I wasn’t even surprised. In the area of poetry, however, there was a gulf between us that could easily have remained unbridged. I only partly believed that what he was doing in poetry was as necessary as what he was doing in prose, and he didn’t at all believe the same thing about me. If your friend takes your woman off you, he merely doesn’t care about your feelings; but if he makes it clear that he thinks you are wasting your time with poetry, he doesn’t care if you live or die. There had been a dozen occasions when our friendship might have been over, if we hadn’t made each other laugh. It worked like a marriage, which can survive anything except lack of good will. But even the good will had been often under stress, and we would have called it quits sooner if the Edward Pygge connection had not intervened. As we stood there at the bar of the Pillars, we were joined by Pygge, the phantom impresario, in the spirit of a new enterprise. The scurrilous Pygge papers, an untidy array of typescript hedged about with pints of beer and glasses of Scotch, clearly had theatrical possibilities. We could do some of these voices ourselves. The rest could be done by Russell Davies, who could do anything. He could also write parodies to a high standard. Yet more Pygge products were in prospect! The very consonant ‘p’ became a provocation. At that moment, Davies himself walked in out of the gathering dusk, picked up my Pygge parody of the Welsh bard R. S. Thomas, and read it out with the appropriate accent. All within earshot fell about. The barman looked puzzled, but he probably wouldn’t be coming to the show anyway. We already had a name for it: the Edward Pygge Revue.

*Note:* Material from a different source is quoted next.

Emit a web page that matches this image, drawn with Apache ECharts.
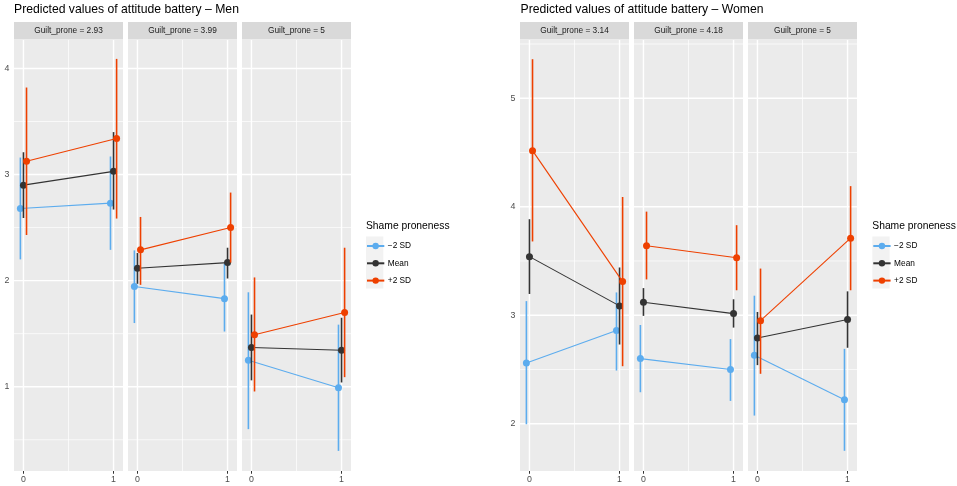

I always loved that stage direction in one of Ring Lardner’s little surrealist plays: ‘The curtain comes down for seven days to denote the passing of a week.’ To denote the several weeks it took to prepare the Edward Pygge Revue for its one-night run, let me make a slapdash collage of some of the other stuff I was busy with at the time. The more slap the dash, the greater the fidelity to a period of confusion. Looking back on it, I can see that this was a formative moment. In most of our formative moments, we do nothing much except lie around in a daydream, like a snake measuring itself for a change of suit, and we find our future purpose through discarding the false purposes of the past. But there are other formative moments when so much happens at once that there is no order to it, or even a chronology: opportunities arrive like a hail of bullets, and a circus performer who had previously to catch only one bullet at a time in his teeth finds himself snapping desperately at a fusillade. One of the bullets he swallows, and it turns out to have transforming properties, even though it tastes at first just like another mouthful of lead. Full of metaphors no less extravagant than that, my book The Metropolitan Critic finally came out. For stylistic brashness it invited the pillory, and its exterior appearance might have been designed as a provocation. Almost full size, my self-approving face, enriched with untrimmed sideburns, appeared on both front and back, as if appearing once were not more than enough. But some of the reviews were good, and one of them was better than good.

It was written by Philip Toynbee for the Observer. Before it was published, Miriam Gross kindly showed it to me in galley proof when I came into the office to write my TV column. Toynbee had praised me in sumptuous terms. His piece was the literary equivalent of ‘Roll Over, Beethoven’. The new boy from the Australian bush, according to Toynbee, was a prodigious combination of style and exuberance: the ant’s pants had met the bee’s knees. George Orwell, look to your laurels. Dr Johnson, the jig is up. Montaigne, rien à faire. It went on like that. After memorizing the piece like a poem, I spent Friday night getting smashed in the Pillars, striving to share my secret with no more than one person at a time. As I explained to Ian that I was finding it a struggle to reconcile literary integrity with blazing success, was there an element of respect in his usual sneer? ‘You’re a very complicated character.’ No, it was an element of contempt. But he would have to live with that. Lying on the floor of the last train to Cambridge, I rehearsed the speech that would prepare my wife for the life-changing impact of the Observer on Sunday.